Summary
This study investigates parameter transferability across spatial and temporal resolutions in the Variable Infiltration Capacity hydrological model applied to a pre-Alpine basin in Switzerland. The research found that parameters transfer more readily across different spatial resolutions than temporal resolutions, suggesting that current large-domain models inadequately represent spatial variability and hydrologic connectivity despite appearing spatially robust. The findings highlight the need for improved representation of both spatial and temporal variability in operational hydrological modelling frameworks.
UK applicability
The methodological approach and findings on parameter transferability are directly applicable to UK hydrological modelling practice, particularly for catchment management and water resource planning in variable topography regions.
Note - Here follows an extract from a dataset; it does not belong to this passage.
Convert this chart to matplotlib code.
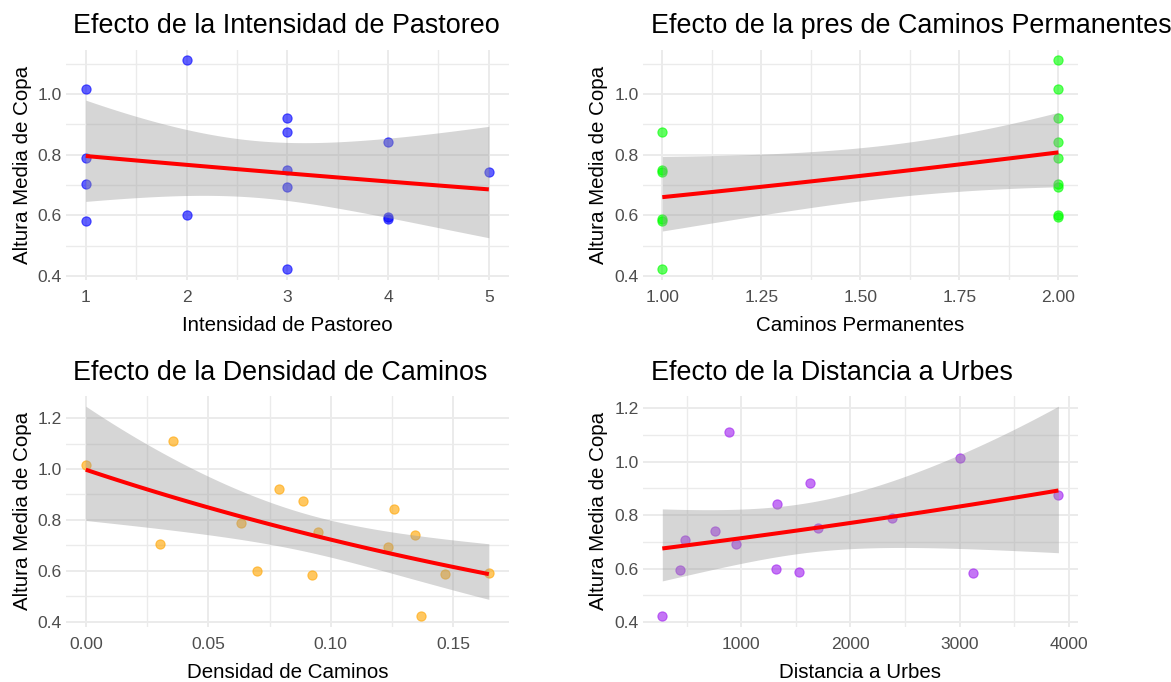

The identified deficiencies in spatial variability representation may affect the reliability of hydrological models used in UK flood forecasting and land management planning.
Key measures
Parameter set overlap across spatial resolutions (1 km × 1 km, 5 km × 5 km, 10 km × 10 km, lumped) and temporal resolutions (hourly, daily, monthly); behavioural parameter identification (best 1% of 3150 model runs); model performance under uniform and distributed forcing
Outcomes reported
The study evaluated the transferability of model parameters across four spatial resolutions (1 km to lumped) and three temporal resolutions (hourly to monthly) using the Variable Infiltration Capacity model for the Thur basin. It measured the overlap in behavioural parameter sets as an indicator of how well spatial and temporal variability is represented in large-domain hydrological models.